What if you need to press all three "keys" simultaneously?
The same keys still exist on the keyboard. There is also such a thing as a compose key sequence where you press a few things serially rather than all at once. There are countless answers to this question really.
He probably doesn't use Emacs. :)
I know what you mean. I was forced to use emacs for a year. I found it an interesting coincidence the person who forced emacs on us had the worst carpal tunnel syndrome and couldn't type on a standard keyboard without extreme pain.

I know you can remap your keys but there's inertia to just go with what you're given.

I've also noticed myself switching between Mac, Windows, and Linux, that Cmd-C on my Mac is way less stressful on my hand than Ctrl-C on the other 2 machines. I should probably figure out how to remap those.
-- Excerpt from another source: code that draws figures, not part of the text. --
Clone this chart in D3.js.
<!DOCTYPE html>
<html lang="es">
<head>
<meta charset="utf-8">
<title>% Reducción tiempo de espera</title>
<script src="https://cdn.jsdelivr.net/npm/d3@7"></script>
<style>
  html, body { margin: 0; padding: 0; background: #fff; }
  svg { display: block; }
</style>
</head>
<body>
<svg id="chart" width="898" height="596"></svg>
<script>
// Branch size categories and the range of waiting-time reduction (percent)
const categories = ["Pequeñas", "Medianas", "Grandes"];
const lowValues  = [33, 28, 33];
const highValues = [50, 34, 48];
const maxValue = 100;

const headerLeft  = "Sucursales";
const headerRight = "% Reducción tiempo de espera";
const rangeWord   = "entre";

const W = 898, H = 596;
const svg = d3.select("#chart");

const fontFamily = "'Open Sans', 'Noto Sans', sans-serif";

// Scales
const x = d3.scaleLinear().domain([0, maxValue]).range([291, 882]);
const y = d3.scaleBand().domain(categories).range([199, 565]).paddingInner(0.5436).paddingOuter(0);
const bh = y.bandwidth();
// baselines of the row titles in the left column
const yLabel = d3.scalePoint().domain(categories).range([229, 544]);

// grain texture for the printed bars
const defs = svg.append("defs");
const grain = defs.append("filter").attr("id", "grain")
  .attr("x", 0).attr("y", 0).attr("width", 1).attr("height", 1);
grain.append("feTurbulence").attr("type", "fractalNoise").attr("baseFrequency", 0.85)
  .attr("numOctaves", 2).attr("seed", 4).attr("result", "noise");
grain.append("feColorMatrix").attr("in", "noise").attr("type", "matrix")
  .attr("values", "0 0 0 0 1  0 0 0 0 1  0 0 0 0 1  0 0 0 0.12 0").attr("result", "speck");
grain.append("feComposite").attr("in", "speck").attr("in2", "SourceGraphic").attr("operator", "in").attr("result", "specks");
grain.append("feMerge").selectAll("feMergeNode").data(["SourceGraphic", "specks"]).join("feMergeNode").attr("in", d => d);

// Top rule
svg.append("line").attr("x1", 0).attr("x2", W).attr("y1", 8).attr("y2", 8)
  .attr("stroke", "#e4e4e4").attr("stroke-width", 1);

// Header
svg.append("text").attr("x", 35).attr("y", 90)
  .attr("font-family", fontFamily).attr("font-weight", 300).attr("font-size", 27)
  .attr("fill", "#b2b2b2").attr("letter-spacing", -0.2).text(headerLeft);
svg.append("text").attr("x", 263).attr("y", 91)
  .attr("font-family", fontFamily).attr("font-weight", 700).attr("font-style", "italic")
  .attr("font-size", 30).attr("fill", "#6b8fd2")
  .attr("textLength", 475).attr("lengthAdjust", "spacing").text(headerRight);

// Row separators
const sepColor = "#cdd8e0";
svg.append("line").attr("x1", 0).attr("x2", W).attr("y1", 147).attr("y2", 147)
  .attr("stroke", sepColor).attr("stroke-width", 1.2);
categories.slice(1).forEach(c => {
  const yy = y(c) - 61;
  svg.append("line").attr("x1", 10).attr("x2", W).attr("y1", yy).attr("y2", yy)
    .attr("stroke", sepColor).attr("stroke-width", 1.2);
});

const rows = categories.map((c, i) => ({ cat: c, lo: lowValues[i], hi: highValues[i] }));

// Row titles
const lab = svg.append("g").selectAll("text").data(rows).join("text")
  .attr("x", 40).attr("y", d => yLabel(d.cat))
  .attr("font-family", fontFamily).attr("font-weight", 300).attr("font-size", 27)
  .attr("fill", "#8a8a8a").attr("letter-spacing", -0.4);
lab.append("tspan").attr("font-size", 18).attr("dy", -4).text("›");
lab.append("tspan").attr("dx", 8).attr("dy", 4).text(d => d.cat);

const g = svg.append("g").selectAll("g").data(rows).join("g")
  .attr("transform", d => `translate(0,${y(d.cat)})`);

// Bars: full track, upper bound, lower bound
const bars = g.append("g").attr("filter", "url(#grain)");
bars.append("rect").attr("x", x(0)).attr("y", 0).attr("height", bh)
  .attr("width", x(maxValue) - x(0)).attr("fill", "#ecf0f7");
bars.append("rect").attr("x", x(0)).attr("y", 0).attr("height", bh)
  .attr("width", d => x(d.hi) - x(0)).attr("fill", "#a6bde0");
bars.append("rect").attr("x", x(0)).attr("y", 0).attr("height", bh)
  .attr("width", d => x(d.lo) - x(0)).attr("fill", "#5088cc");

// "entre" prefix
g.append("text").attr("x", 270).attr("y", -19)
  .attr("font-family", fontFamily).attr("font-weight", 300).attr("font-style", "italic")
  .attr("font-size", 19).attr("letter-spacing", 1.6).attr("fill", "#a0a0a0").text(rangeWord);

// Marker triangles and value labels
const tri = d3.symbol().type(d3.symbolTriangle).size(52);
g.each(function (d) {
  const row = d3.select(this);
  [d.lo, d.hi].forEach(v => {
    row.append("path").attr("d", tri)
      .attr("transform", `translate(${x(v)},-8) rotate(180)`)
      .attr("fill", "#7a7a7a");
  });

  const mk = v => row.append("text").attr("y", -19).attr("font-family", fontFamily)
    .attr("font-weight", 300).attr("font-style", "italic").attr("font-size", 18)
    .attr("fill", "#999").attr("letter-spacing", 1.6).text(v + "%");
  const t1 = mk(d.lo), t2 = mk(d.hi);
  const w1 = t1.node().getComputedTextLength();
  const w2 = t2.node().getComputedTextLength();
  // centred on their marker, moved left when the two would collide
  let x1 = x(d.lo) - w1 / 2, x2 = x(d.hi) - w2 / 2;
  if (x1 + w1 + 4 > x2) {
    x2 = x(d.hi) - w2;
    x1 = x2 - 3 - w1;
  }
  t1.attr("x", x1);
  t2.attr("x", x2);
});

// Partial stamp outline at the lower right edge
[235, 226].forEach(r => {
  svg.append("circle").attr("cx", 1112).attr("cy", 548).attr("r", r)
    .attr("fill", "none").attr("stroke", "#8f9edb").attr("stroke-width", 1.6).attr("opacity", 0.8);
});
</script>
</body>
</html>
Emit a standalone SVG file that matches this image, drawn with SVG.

PS: If you're curious how emacs was forced, it was because the lead built the project's IDE/build/debugging system into emacs

Try a keyboard running QMK firmware. You can map a single key to multiple codes depending on the length of the key press. I use caps lock as escape if released immediately, and control if held down. Putting the modifiers in the bottom corner of the keyboard was a sadistic design choice.
"escape if released immediately, and control if held down"

Elegant.

And I mean for those two particular modifiers with that relationship, not just the idea in general.

Or evil mode.
wow you woke up today and chose violence, didn't ya?